STORED DATA:
━━━━━━━━━━━━━━━━━━━━━━━━━━━━━━
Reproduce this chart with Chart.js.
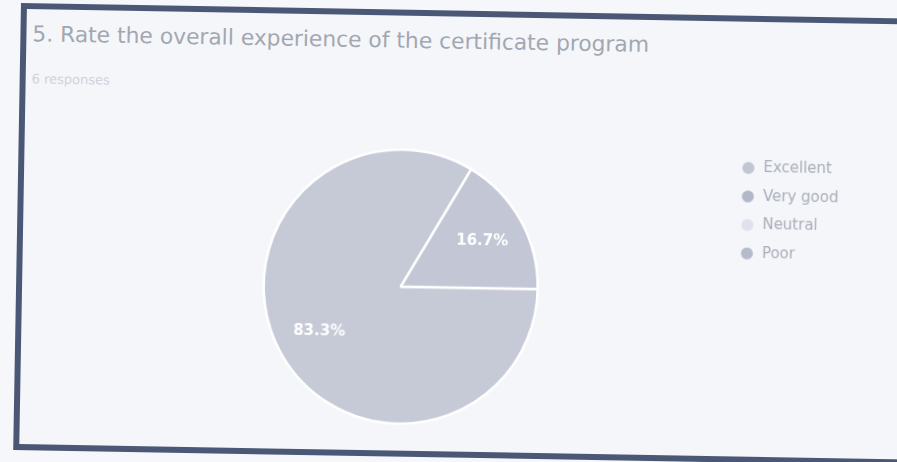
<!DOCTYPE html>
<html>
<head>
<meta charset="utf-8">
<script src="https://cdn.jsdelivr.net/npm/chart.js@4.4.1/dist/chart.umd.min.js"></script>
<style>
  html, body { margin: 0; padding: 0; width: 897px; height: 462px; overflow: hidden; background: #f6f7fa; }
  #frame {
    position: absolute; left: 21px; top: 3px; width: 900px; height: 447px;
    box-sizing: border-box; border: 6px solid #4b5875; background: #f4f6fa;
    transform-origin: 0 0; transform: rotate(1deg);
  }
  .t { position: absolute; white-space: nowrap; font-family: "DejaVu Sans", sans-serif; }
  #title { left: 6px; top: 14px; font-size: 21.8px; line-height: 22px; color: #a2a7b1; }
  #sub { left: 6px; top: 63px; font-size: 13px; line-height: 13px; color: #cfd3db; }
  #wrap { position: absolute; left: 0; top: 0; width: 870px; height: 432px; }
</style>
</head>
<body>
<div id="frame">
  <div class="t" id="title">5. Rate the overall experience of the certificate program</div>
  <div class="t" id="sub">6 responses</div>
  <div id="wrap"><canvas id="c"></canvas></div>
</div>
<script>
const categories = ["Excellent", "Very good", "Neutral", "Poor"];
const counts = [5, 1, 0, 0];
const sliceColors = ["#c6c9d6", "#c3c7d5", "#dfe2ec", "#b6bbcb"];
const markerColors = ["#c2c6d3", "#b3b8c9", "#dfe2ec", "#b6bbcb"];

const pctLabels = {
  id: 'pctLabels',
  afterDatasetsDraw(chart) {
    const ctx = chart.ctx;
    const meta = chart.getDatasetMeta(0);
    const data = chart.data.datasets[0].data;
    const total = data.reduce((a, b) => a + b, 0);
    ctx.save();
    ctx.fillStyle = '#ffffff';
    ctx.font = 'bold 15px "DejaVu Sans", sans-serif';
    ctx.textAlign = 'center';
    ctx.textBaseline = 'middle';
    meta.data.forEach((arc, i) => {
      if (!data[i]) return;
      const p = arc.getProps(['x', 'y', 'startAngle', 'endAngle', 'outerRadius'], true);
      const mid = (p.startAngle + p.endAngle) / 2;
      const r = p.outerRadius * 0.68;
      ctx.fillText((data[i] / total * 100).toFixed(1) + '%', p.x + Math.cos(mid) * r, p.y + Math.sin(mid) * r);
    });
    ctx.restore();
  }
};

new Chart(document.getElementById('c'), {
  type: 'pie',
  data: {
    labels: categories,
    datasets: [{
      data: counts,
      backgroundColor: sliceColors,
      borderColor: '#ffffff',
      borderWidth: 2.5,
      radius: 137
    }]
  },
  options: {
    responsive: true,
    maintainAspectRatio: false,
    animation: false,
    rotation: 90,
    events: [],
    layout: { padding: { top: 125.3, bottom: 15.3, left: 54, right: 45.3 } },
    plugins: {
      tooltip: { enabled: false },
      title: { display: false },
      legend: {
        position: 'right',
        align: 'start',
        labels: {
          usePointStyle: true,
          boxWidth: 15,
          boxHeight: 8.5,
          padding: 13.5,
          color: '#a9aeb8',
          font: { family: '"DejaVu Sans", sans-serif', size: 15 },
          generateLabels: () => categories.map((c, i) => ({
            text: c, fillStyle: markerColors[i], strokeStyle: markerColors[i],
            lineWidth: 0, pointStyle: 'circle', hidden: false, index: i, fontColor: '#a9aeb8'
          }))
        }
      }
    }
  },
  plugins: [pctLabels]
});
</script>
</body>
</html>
━━━━━━━━━━━━━━━━━━━━━━━━━━━━━━
GIVEN INSTRUCTION:
Transcribe the whole listing exactly. Pictures are excluded.

THE RESPONSE:
Reproduce this chart with Chart.js.
<!DOCTYPE html>
<html>
<head>
<meta charset="utf-8">
<script src="https://cdn.jsdelivr.net/npm/chart.js@4.4.1/dist/chart.umd.min.js"></script>
<style>
  html, body { margin: 0; padding: 0; width: 897px; height: 462px; overflow: hidden; background: #f6f7fa; }
  #frame {
    position: absolute; left: 21px; top: 3px; width: 900px; height: 447px;
    box-sizing: border-box; border: 6px solid #4b5875; background: #f4f6fa;
    transform-origin: 0 0; transform: rotate(1deg);
  }
  .t { position: absolute; white-space: nowrap; font-family: "DejaVu Sans", sans-serif; }
  #title { left: 6px; top: 14px; font-size: 21.8px; line-height: 22px; color: #a2a7b1; }
  #sub { left: 6px; top: 63px; font-size: 13px; line-height: 13px; color: #cfd3db; }
  #wrap { position: absolute; left: 0; top: 0; width: 870px; height: 432px; }
</style>
</head>
<body>
<div id="frame">
  <div class="t" id="title">5. Rate the overall experience of the certificate program</div>
  <div class="t" id="sub">6 responses</div>
  <div id="wrap"><canvas id="c"></canvas></div>
</div>
<script>
const categories = ["Excellent", "Very good", "Neutral", "Poor"];
const counts = [5, 1, 0, 0];
const sliceColors = ["#c6c9d6", "#c3c7d5", "#dfe2ec", "#b6bbcb"];
const markerColors = ["#c2c6d3", "#b3b8c9", "#dfe2ec", "#b6bbcb"];

const pctLabels = {
  id: 'pctLabels',
  afterDatasetsDraw(chart) {
    const ctx = chart.ctx;
    const meta = chart.getDatasetMeta(0);
    const data = chart.data.datasets[0].data;
    const total = data.reduce((a, b) => a + b, 0);
    ctx.save();
    ctx.fillStyle = '#ffffff';
    ctx.font = 'bold 15px "DejaVu Sans", sans-serif';
    ctx.textAlign = 'center';
    ctx.textBaseline = 'middle';
    meta.data.forEach((arc, i) => {
      if (!data[i]) return;
      const p = arc.getProps(['x', 'y', 'startAngle', 'endAngle', 'outerRadius'], true);
      const mid = (p.startAngle + p.endAngle) / 2;
      const r = p.outerRadius * 0.68;
      ctx.fillText((data[i] / total * 100).toFixed(1) + '%', p.x + Math.cos(mid) * r, p.y + Math.sin(mid) * r);
    });
    ctx.restore();
  }
};

new Chart(document.getElementById('c'), {
  type: 'pie',
  data: {
    labels: categories,
    datasets: [{
      data: counts,
      backgroundColor: sliceColors,
      borderColor: '#ffffff',
      borderWidth: 2.5,
      radius: 137
    }]
  },
  options: {
    responsive: true,
    maintainAspectRatio: false,
    animation: false,
    rotation: 90,
    events: [],
    layout: { padding: { top: 125.3, bottom: 15.3, left: 54, right: 45.3 } },
    plugins: {
      tooltip: { enabled: false },
      title: { display: false },
      legend: {
        position: 'right',
        align: 'start',
        labels: {
          usePointStyle: true,
          boxWidth: 15,
          boxHeight: 8.5,
          padding: 13.5,
          color: '#a9aeb8',
          font: { family: '"DejaVu Sans", sans-serif', size: 15 },
          generateLabels: () => categories.map((c, i) => ({
            text: c, fillStyle: markerColors[i], strokeStyle: markerColors[i],
            lineWidth: 0, pointStyle: 'circle', hidden: false, index: i, fontColor: '#a9aeb8'
          }))
        }
      }
    }
  },
  plugins: [pctLabels]
});
</script>
</body>
</html>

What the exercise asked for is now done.